Пожалуйста, донесите содержание этого письма до моих братьев и сестер в Союзе писателей, как мы передали Ваше письмо в „Нью-Йорк таймс“. Я отсылаю его лично Вам, решайте сами. Я не собираюсь отсылать копии кому-либо еще. Даже моя жена его не читала.
Может, если Вы сообщите Союзу писателей об этой маленькой детали, Ваши коллеги поймут важную вещь, которую, кажется, никто толком не осознал: мы не националисты, сражающиеся по другую сторону линии фронта „холодной войны“. Нас просто глубоко заботит происходящее с писателями по всему миру. Даже если их объявить графоманами, как и нас когда-то, мы все равно будем за них беспокоиться».
Кузнецов вскоре ответил, тоже личным письмом, любезным и теплым. Думаю, мы остались друзьями. Он не критиковал свой Союз или свое правительство. Однако он и не пытался разубедить меня, что писатели мира, плохие или хорошие, приходятся друг другу пусть не родными — пусть двоюродными братьями.

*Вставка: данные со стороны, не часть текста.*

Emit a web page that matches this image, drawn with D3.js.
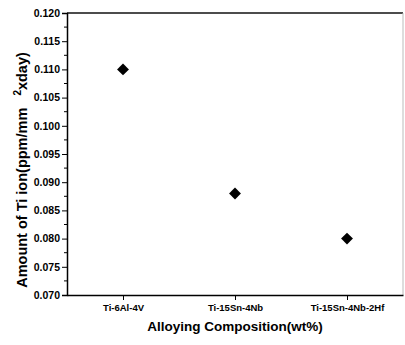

А все эти перебранки между образованными людьми из Соединенных Штатов и Советского Союза, они очень трогательные и комичные, если, конечно, не ведут к войне. Мне кажется, что начало свое они берут от страстного желания обеих сторон заставить чужую Утопию работать лучше. Мы хотим подправить их систему, чтобы люди в Советском Союзе могли, например, говорить, что хотят, без страха наказания. Они хотят улучшить нашу систему, чтобы все желающие могли найти работу и чтобы нам не пришлось видеть в продаже детское порно и записи казней.
Однако обе наши Утопии работают не лучше, чем наборная машина Пейджа, в которую Марк Твен вложил (а затем потерял) целое состояние. Изящная конструкция набрала страницу один раз в присутствии лишь Твена и самого изобретателя. Твен созвал остальных пайщиков посмотреть на это чудо, но, пока все собрались, изобретатель успел снова разобрать машину. Больше она не работала.
Мир вам!
КОРНИ
Я — потомок европейцев, которые, как я докажу, из поколения в поколение слыли людьми образованными и которые не были рабами, наверное, со времен римских гладиаторов. Дотошный историк заметит, что мои европейские предки время от времени сами сдавались в рабство собственным военачальникам. Однако я, изучив свою генеалогию на протяжении последней сотни с лишним лет, не обнаружил особых любителей войны.
Мой отец и деды не воевали. Лишь один из четырех моих прадедов был на войне, Гражданской войне. Его звали Петер Либер, он родился в 1832 году в Германии, в Дюссельдорфе. Девичья фамилия моей матери — Либер. Петер Либер, человек, реальный для меня не более, чем для вас, прибыл в Америку вместе с миллионом других немцев в 1848 году. Он жил в Нью-Ульме, штат Миннесота, держал бакалейный магазин, принимал у местных индейцев меха в уплату за товар. Когда разразилась Гражданская война, Авраам Линкольн созвал под свои знамена 75 тысяч добровольцев, и в их числе Петера Либера, который стал бойцом 22-й Миннесотской батареи легкой артиллерии, прослужил там два года, был ранен и вышел в отставку со всеми почестями. «Пуля попала в колено, он хромал до конца жизни», — писал мой дядя Джон Раух (1890–1976). На самом деле он приходился мне не дядькой, а лишь мужем двоюродной сестры моего отца, Гертруды Шнулль-Раух. Он окончил Гарвард и стал известным в Индианаполисе адвокатом. В преклонном возрасте дядя Джон заинтересовался историей семьи своей жены и соответственно части моей семьи, он стал летописцем рода, с которым не имел кровного родства.